» Work instructions:
All lines in the data bearing the string "this" should be identified and copied.

[Raw records]
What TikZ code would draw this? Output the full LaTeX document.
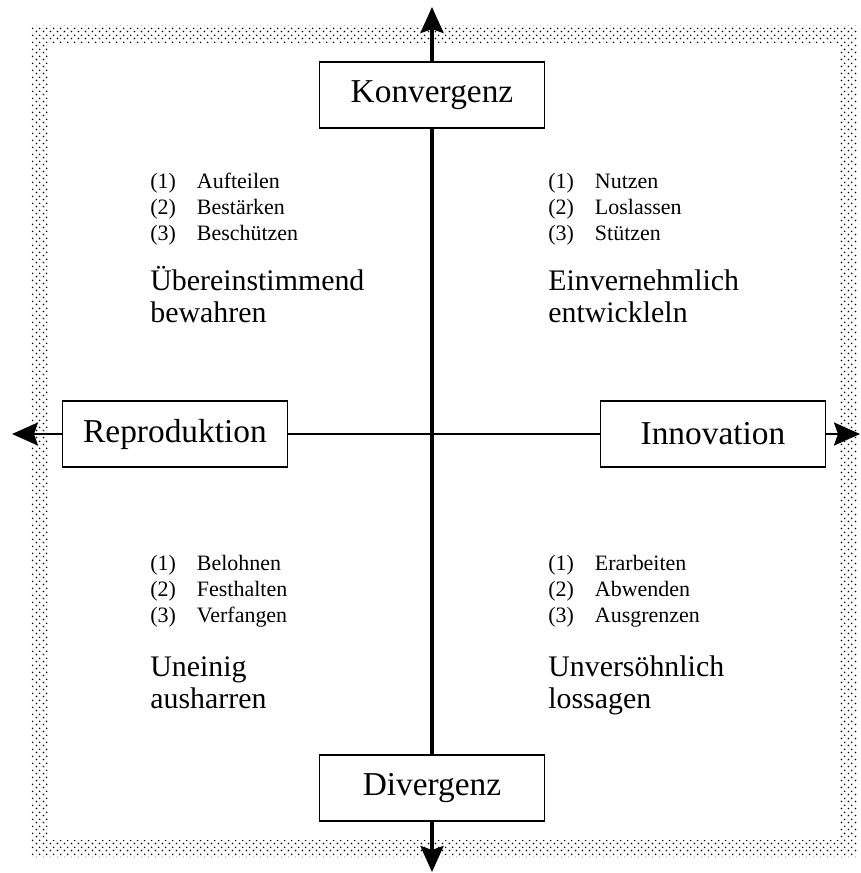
\documentclass[tikz,border=0pt]{standalone}
\usepackage{fontspec}
\setmainfont{Liberation Serif}
\usetikzlibrary{arrows.meta,positioning,patterns}
\pgfdeclarepatternformonly{stipple}{\pgfpointorigin}{\pgfqpoint{4pt}{4pt}}{\pgfqpoint{4pt}{4pt}}{
  \pgfpathcircle{\pgfqpoint{1pt}{1pt}}{0.55pt}
  \pgfpathcircle{\pgfqpoint{3pt}{3pt}}{0.55pt}
  \pgfusepath{fill}
}
\tikzset{
  pole/.style={rectangle, draw, fill=white, line width=1pt, minimum width=4.5cm, minimum height=1.32cm, inner sep=0pt, font=\fontsize{19}{22}\selectfont},
  vaxis/.style={line width=2pt},
  haxis/.style={line width=1.3pt},
  tip/.style={-{Stealth[length=0.52cm,width=0.46cm,inset=0.08cm]}},
  steps/.style={anchor=base west, inner sep=0pt, font=\fontsize{12.5}{14.9}\selectfont},
  quadlabel/.style={anchor=base west, inner sep=0pt, font=\fontsize{17}{18.6}\selectfont}
}
\newcommand{\steplist}[3]{\begin{tabular}[t]{@{}l@{\hspace{0.42cm}}l@{}}(1) & #1\\(2) & #2\\(3) & #3\end{tabular}}
\newcommand{\twolines}[2]{\begin{tabular}[t]{@{}l@{}}#1\\#2\end{tabular}}

\begin{document}
\begin{tikzpicture}[x=0.02cm, y=-0.02cm]
  \useasboundingbox (0,0) rectangle (861,873);
  % stippled frame
  \fill[pattern=stipple, even odd rule] (31,25) rectangle (857,857) (48,43) rectangle (839,840);

  % the four poles
  \node[pole] (konv) at (432,95) {Konvergenz};
  \node[pole] (div) at (432,788) {Divergenz};
  \node[pole] (repro) at (175,434) {Reproduktion};
  \node[pole] (innov) at (713,434) {Innovation};

  \coordinate (ntip) at (432,7);
  \coordinate (stip) at (432,872);
  \coordinate (wtip) at (12,434);
  \coordinate (etip) at (860,434);

  % axes
  \draw[vaxis,tip] (konv) -- (ntip);
  \draw[vaxis] (konv) -- (div);
  \draw[vaxis,tip] (div) -- (stip);
  \draw[haxis,tip] (repro) -- (wtip);
  \draw[haxis] (repro) -- (innov);
  \draw[haxis,tip] (innov) -- (etip);

  % quadrants
  \node[steps] (nwlist) at (150,188) {\steplist{Aufteilen}{Bestärken}{Beschützen}};
  \node[quadlabel] (nwlabel) at (150,290) {\twolines{Übereinstimmend}{bewahren}};
  \node[steps] (nelist) at (548,188) {\steplist{Nutzen}{Loslassen}{Stützen}};
  \node[quadlabel] (nelabel) at (548,290) {\twolines{Einvernehmlich}{entwickleln}};
  \node[steps] (swlist) at (150,570) {\steplist{Belohnen}{Festhalten}{Verfangen}};
  \node[quadlabel] (swlabel) at (150,676) {\twolines{Uneinig}{ausharren}};
  \node[steps] (selist) at (548,570) {\steplist{Erarbeiten}{Abwenden}{Ausgrenzen}};
  \node[quadlabel] (selabel) at (548,676) {\twolines{Unversöhnlich}{lossagen}};
\end{tikzpicture}
\end{document}
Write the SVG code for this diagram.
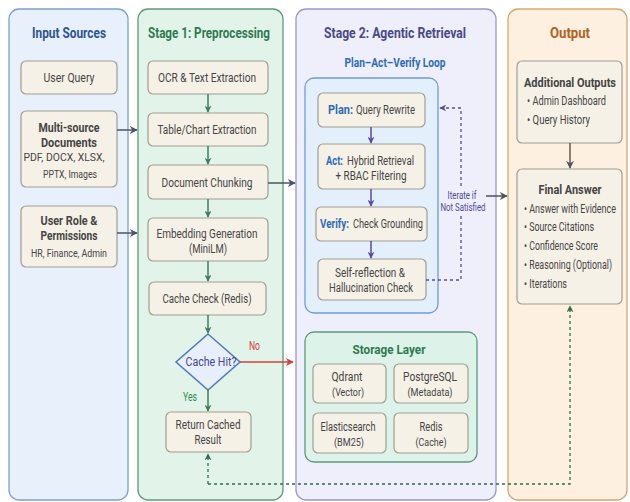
<svg xmlns="http://www.w3.org/2000/svg" width="630" height="502" viewBox="0 0 630 502">
<defs>
<style>
text{font-family:Roboto,"Liberation Sans",sans-serif;fill:#454545;font-size:12.5px}
.t{font-size:15px;font-weight:bold;text-anchor:middle}
.b{font-weight:bold}
.m{text-anchor:middle}
.s{font-size:11.5px}
.box{fill:#f6f1e7;stroke:#a09d92;stroke-width:1.2}
.g{stroke:#3e7d5a;stroke-width:1.5;fill:none}
.p{stroke:#5b4a9e;stroke-width:1.5;fill:none}
.k{stroke:#4b5566;stroke-width:1.5;fill:none}
</style>
<marker id="ag" viewBox="0 0 10 10" refX="9" refY="5" markerWidth="7" markerHeight="7" markerUnits="userSpaceOnUse" orient="auto"><path d="M0,0 L10,5 L0,10 L3,5z" fill="#3e7d5a"/></marker>
<marker id="ap" viewBox="0 0 10 10" refX="9" refY="5" markerWidth="7" markerHeight="7" markerUnits="userSpaceOnUse" orient="auto"><path d="M0,0 L10,5 L0,10 L3,5z" fill="#5b4a9e"/></marker>
<marker id="ak" viewBox="0 0 10 10" refX="9" refY="5" markerWidth="8" markerHeight="8" markerUnits="userSpaceOnUse" orient="auto"><path d="M0,0 L10,5 L0,10 L3,5z" fill="#4b5566"/></marker>
<marker id="ar" viewBox="0 0 10 10" refX="9" refY="5" markerWidth="8" markerHeight="8" markerUnits="userSpaceOnUse" orient="auto"><path d="M0,0 L10,5 L0,10 L3,5z" fill="#d04040"/></marker>
<marker id="ad" viewBox="0 0 10 10" refX="9" refY="5" markerWidth="7" markerHeight="7" markerUnits="userSpaceOnUse" orient="auto"><path d="M0,0 L10,5 L0,10 L3,5z" fill="#2f6e4c"/></marker>
<marker id="adp" viewBox="0 0 10 10" refX="9" refY="5" markerWidth="7" markerHeight="7" markerUnits="userSpaceOnUse" orient="auto"><path d="M0,0 L10,5 L0,10 L3,5z" fill="#5b4a9e"/></marker>
</defs>
<rect width="630" height="502" fill="#ffffff"/>

<!-- Panels -->
<g id="panel-input">
<rect x="9" y="9" width="119" height="491" rx="10" fill="#e7f0fb" stroke="#7f9fcc" stroke-width="1.3"/>
<text class="t" x="69" y="38" style="fill:#2c5594" textLength="74" lengthAdjust="spacingAndGlyphs">Input Sources</text>
</g>
<g id="panel-stage1">
<rect x="138" y="9" width="145" height="491" rx="10" fill="#e2f4ea" stroke="#5f9a7b" stroke-width="1.3"/>
<text class="t" x="209" y="38" style="fill:#2e7a50" textLength="122" lengthAdjust="spacingAndGlyphs">Stage 1: Preprocessing</text>
</g>
<g id="panel-stage2">
<rect x="296" y="9" width="200" height="491" rx="10" fill="#efeefb" stroke="#9d97c9" stroke-width="1.3"/>
<text class="t" x="395" y="38" style="fill:#474a88" textLength="142" lengthAdjust="spacingAndGlyphs">Stage 2: Agentic Retrieval</text>
<text class="m b" x="395" y="67" style="fill:#2d6cb4" textLength="101" lengthAdjust="spacingAndGlyphs">Plan–Act–Verify Loop</text>
</g>
<g id="panel-output">
<rect x="508" y="9" width="119" height="491" rx="10" fill="#fdf0e1" stroke="#d8a66c" stroke-width="1.3"/>
<text class="t" x="570" y="38" style="fill:#b0621e" textLength="40" lengthAdjust="spacingAndGlyphs">Output</text>
</g>

<!-- Input nodes -->
<g id="user-query">
<rect class="box" x="21" y="61" width="96" height="33" rx="5"/>
<text class="m" x="69" y="82" textLength="51" lengthAdjust="spacingAndGlyphs">User Query</text>
</g>
<g id="multi-source">
<rect class="box" x="21" y="111" width="96" height="76" rx="5"/>
<text class="m b" x="69" y="132" textLength="61" lengthAdjust="spacingAndGlyphs">Multi-source</text>
<text class="m b" x="69" y="147" textLength="56" lengthAdjust="spacingAndGlyphs">Documents</text>
<text class="m s" x="64" y="161" textLength="81" lengthAdjust="spacingAndGlyphs">PDF, DOCX, XLSX,</text>
<text class="m s" x="70" y="178" textLength="54" lengthAdjust="spacingAndGlyphs">PPTX, Images</text>
</g>
<g id="user-role">
<rect class="box" x="21" y="206" width="96" height="61" rx="5"/>
<text class="m b" x="69" y="225" textLength="57" lengthAdjust="spacingAndGlyphs">User Role &amp;</text>
<text class="m b" x="69" y="240" textLength="57" lengthAdjust="spacingAndGlyphs">Permissions</text>
<text class="m s" x="69" y="257" textLength="76" lengthAdjust="spacingAndGlyphs">HR, Finance, Admin</text>
</g>

<!-- Stage 1 nodes -->
<g id="ocr">
<rect class="box" x="148" y="61" width="120" height="33" rx="5"/>
<text class="m" x="207" y="82" textLength="98" lengthAdjust="spacingAndGlyphs">OCR &amp; Text Extraction</text>
</g>
<g id="table-chart">
<rect class="box" x="148" y="113" width="120" height="33" rx="5"/>
<text class="m" x="207" y="134" textLength="99" lengthAdjust="spacingAndGlyphs">Table/Chart Extraction</text>
</g>
<g id="chunking">
<rect class="box" x="148" y="165" width="120" height="34" rx="5"/>
<text class="m" x="207" y="187" textLength="91" lengthAdjust="spacingAndGlyphs">Document Chunking</text>
</g>
<g id="embedding">
<rect class="box" x="148" y="218" width="120" height="43" rx="5"/>
<text class="m" x="207" y="238" textLength="101" lengthAdjust="spacingAndGlyphs">Embedding Generation</text>
<text class="m" x="208" y="253" textLength="38" lengthAdjust="spacingAndGlyphs">(MiniLM)</text>
</g>
<g id="cache-check">
<rect class="box" x="149" y="282" width="117" height="33" rx="5"/>
<text class="m" x="207" y="303" textLength="89" lengthAdjust="spacingAndGlyphs">Cache Check (Redis)</text>
</g>
<g id="cache-hit">
<path d="M208,334 L240,362 L208,390 L176,362 Z" fill="#e7effb" stroke="#4f78b5" stroke-width="1.5"/>
<text class="m" x="211" y="366" style="fill:#4a4594" textLength="51" lengthAdjust="spacingAndGlyphs">Cache Hit?</text>
</g>
<g id="return-cached">
<rect class="box" x="166" y="412" width="85" height="40" rx="5"/>
<text class="m" x="208" y="429" textLength="65" lengthAdjust="spacingAndGlyphs">Return Cached</text>
<text class="m" x="208" y="444" textLength="27" lengthAdjust="spacingAndGlyphs">Result</text>
</g>

<!-- Stage 2 loop -->
<g id="loop">
<rect x="305" y="78" width="133" height="235" rx="9" fill="#e3effb" stroke="#6f9ed3" stroke-width="1.3"/>
</g>
<g id="plan">
<rect class="box" x="318" y="93" width="107" height="34" rx="5"/>
<text class="b" x="328" y="114" style="fill:#2d6cb4" textLength="25" lengthAdjust="spacingAndGlyphs">Plan:</text>
<text x="356" y="114" textLength="59" lengthAdjust="spacingAndGlyphs">Query Rewrite</text>
</g>
<g id="act">
<rect class="box" x="318" y="144" width="107" height="45" rx="5"/>
<text class="b" x="326" y="165" style="fill:#2d6cb4" textLength="17" lengthAdjust="spacingAndGlyphs">Act:</text>
<text x="347" y="165" textLength="67" lengthAdjust="spacingAndGlyphs">Hybrid Retrieval</text>
<text class="m" x="371" y="180" textLength="71" lengthAdjust="spacingAndGlyphs">+ RBAC Filtering</text>
</g>
<g id="verify">
<rect class="box" x="316" y="207" width="111" height="34" rx="5"/>
<text class="b" x="320" y="228" style="fill:#2d6cb4" textLength="29" lengthAdjust="spacingAndGlyphs">Verify:</text>
<text x="353" y="228" textLength="70" lengthAdjust="spacingAndGlyphs">Check Grounding</text>
</g>
<g id="self-reflection">
<rect class="box" x="318" y="259" width="108" height="41" rx="5"/>
<text class="m" x="370" y="277" textLength="70" lengthAdjust="spacingAndGlyphs">Self-reflection &amp;</text>
<text class="m" x="371" y="292" textLength="84" lengthAdjust="spacingAndGlyphs">Hallucination Check</text>
</g>
<g id="iterate-label">
<text class="m" x="462" y="199" style="font-size:10px;fill:#4f4a96" textLength="29" lengthAdjust="spacingAndGlyphs">Iterate if</text>
<text class="m" x="463" y="211" style="font-size:10px;fill:#4f4a96" textLength="45" lengthAdjust="spacingAndGlyphs">Not Satisfied</text>
</g>

<!-- Storage -->
<g id="storage">
<rect x="305" y="332" width="172" height="130" rx="9" fill="#ddf2e8" stroke="#5c9a7b" stroke-width="1.3"/>
<text class="m b" x="389" y="354" style="font-size:13.5px;fill:#2e7a50" textLength="73" lengthAdjust="spacingAndGlyphs">Storage Layer</text>
</g>
<g id="qdrant">
<rect class="box" x="313" y="364" width="73" height="39" rx="5"/>
<text class="m" x="347" y="381" textLength="31" lengthAdjust="spacingAndGlyphs">Qdrant</text>
<text class="m s" x="348" y="396" textLength="32" lengthAdjust="spacingAndGlyphs">(Vector)</text>
</g>
<g id="postgres">
<rect class="box" x="394" y="364" width="74" height="39" rx="5"/>
<text class="m" x="430" y="381" textLength="54" lengthAdjust="spacingAndGlyphs">PostgreSQL</text>
<text class="m s" x="430" y="396" textLength="45" lengthAdjust="spacingAndGlyphs">(Metadata)</text>
</g>
<g id="elastic">
<rect class="box" x="313" y="413" width="73" height="40" rx="5"/>
<text class="m" x="348" y="431" textLength="55" lengthAdjust="spacingAndGlyphs">Elasticsearch</text>
<text class="m s" x="349" y="446" textLength="30" lengthAdjust="spacingAndGlyphs">(BM25)</text>
</g>
<g id="redis">
<rect class="box" x="394" y="413" width="74" height="40" rx="5"/>
<text class="m" x="431" y="431" textLength="23" lengthAdjust="spacingAndGlyphs">Redis</text>
<text class="m s" x="431" y="446" textLength="31" lengthAdjust="spacingAndGlyphs">(Cache)</text>
</g>

<!-- Output nodes -->
<g id="additional-outputs">
<rect class="box" x="517" y="61" width="105" height="82" rx="5"/>
<text class="m b" x="570" y="87" style="font-size:13.5px" textLength="92" lengthAdjust="spacingAndGlyphs">Additional Outputs</text>
<text x="527" y="105" textLength="79" lengthAdjust="spacingAndGlyphs">• Admin Dashboard</text>
<text x="527" y="124" textLength="63" lengthAdjust="spacingAndGlyphs">• Query History</text>
</g>
<g id="final-answer">
<rect class="box" x="517" y="169" width="105" height="135" rx="5"/>
<text class="m b" x="570" y="194" style="font-size:13.5px" textLength="63" lengthAdjust="spacingAndGlyphs">Final Answer</text>
<text x="524" y="213" textLength="92" lengthAdjust="spacingAndGlyphs">• Answer with Evidence</text>
<text x="524" y="231" textLength="70" lengthAdjust="spacingAndGlyphs">• Source Citations</text>
<text x="524" y="250" textLength="74" lengthAdjust="spacingAndGlyphs">• Confidence Score</text>
<text x="524" y="269" textLength="88" lengthAdjust="spacingAndGlyphs">• Reasoning (Optional)</text>
<text x="524" y="288" textLength="43" lengthAdjust="spacingAndGlyphs">• Iterations</text>
</g>

<!-- Connectors -->
<g id="connectors">
<path class="k" d="M117,130 H137" marker-end="url(#ak)"/>
<path class="k" d="M117,233 H137" marker-end="url(#ak)"/>
<path class="k" d="M268,183 H295" marker-end="url(#ak)"/>
<path class="g" d="M208,94 V112" marker-end="url(#ag)"/>
<path class="g" d="M208,146 V164" marker-end="url(#ag)"/>
<path class="g" d="M208,199 V217" marker-end="url(#ag)"/>
<path class="g" d="M208,261 V281" marker-end="url(#ag)"/>
<path class="g" d="M208,315 V333" marker-end="url(#ag)"/>
<path class="g" d="M208,390 V411" marker-end="url(#ag)"/>
<path d="M240,362 H293" stroke="#d04040" stroke-width="1.5" fill="none" marker-end="url(#ar)"/>
<text x="249" y="350" style="fill:#d04040" textLength="11" lengthAdjust="spacingAndGlyphs">No</text>
<text x="183" y="401" style="fill:#2e8a4a" textLength="14" lengthAdjust="spacingAndGlyphs">Yes</text>
<path class="p" d="M371,127 V143" marker-end="url(#ap)"/>
<path class="p" d="M371,189 V206" marker-end="url(#ap)"/>
<path class="p" d="M371,241 V258" marker-end="url(#ap)"/>
<path d="M426,280 H461 V216" stroke="#5b4a9e" stroke-width="1.3" stroke-dasharray="3,3" fill="none"/>
<path d="M461,186 V108 H440" stroke="#5b4a9e" stroke-width="1.3" stroke-dasharray="3,3" fill="none" marker-end="url(#adp)"/>
<path d="M486,196 H507" stroke="#4b4f6a" stroke-width="1.5" fill="none" marker-end="url(#ak)"/>
<path class="k" d="M570,143 V168" style="stroke:#6a5a48" marker-end="url(#ak)"/>
<path d="M208,484 H570 V306" stroke="#2f6e4c" stroke-width="1.3" stroke-dasharray="3,3" fill="none" marker-end="url(#ad)"/>
<path d="M208,484 V454" stroke="#2f6e4c" stroke-width="1.3" stroke-dasharray="3,3" fill="none" marker-end="url(#ad)"/>
</g>
</svg>
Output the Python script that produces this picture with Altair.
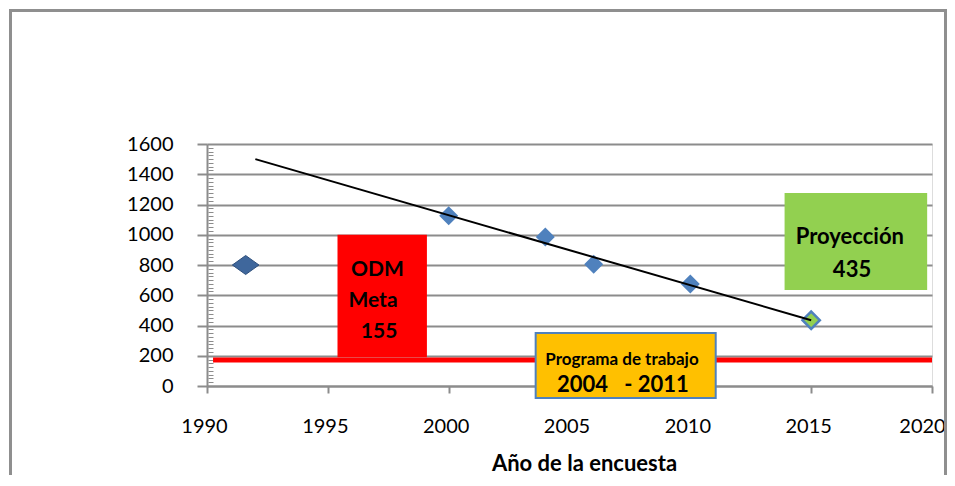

» Exercise solution:
What TikZ code would draw this? Output the full LaTeX document.
Write the SVG code for this diagram.
Output the Python script that produces this picture with Altair.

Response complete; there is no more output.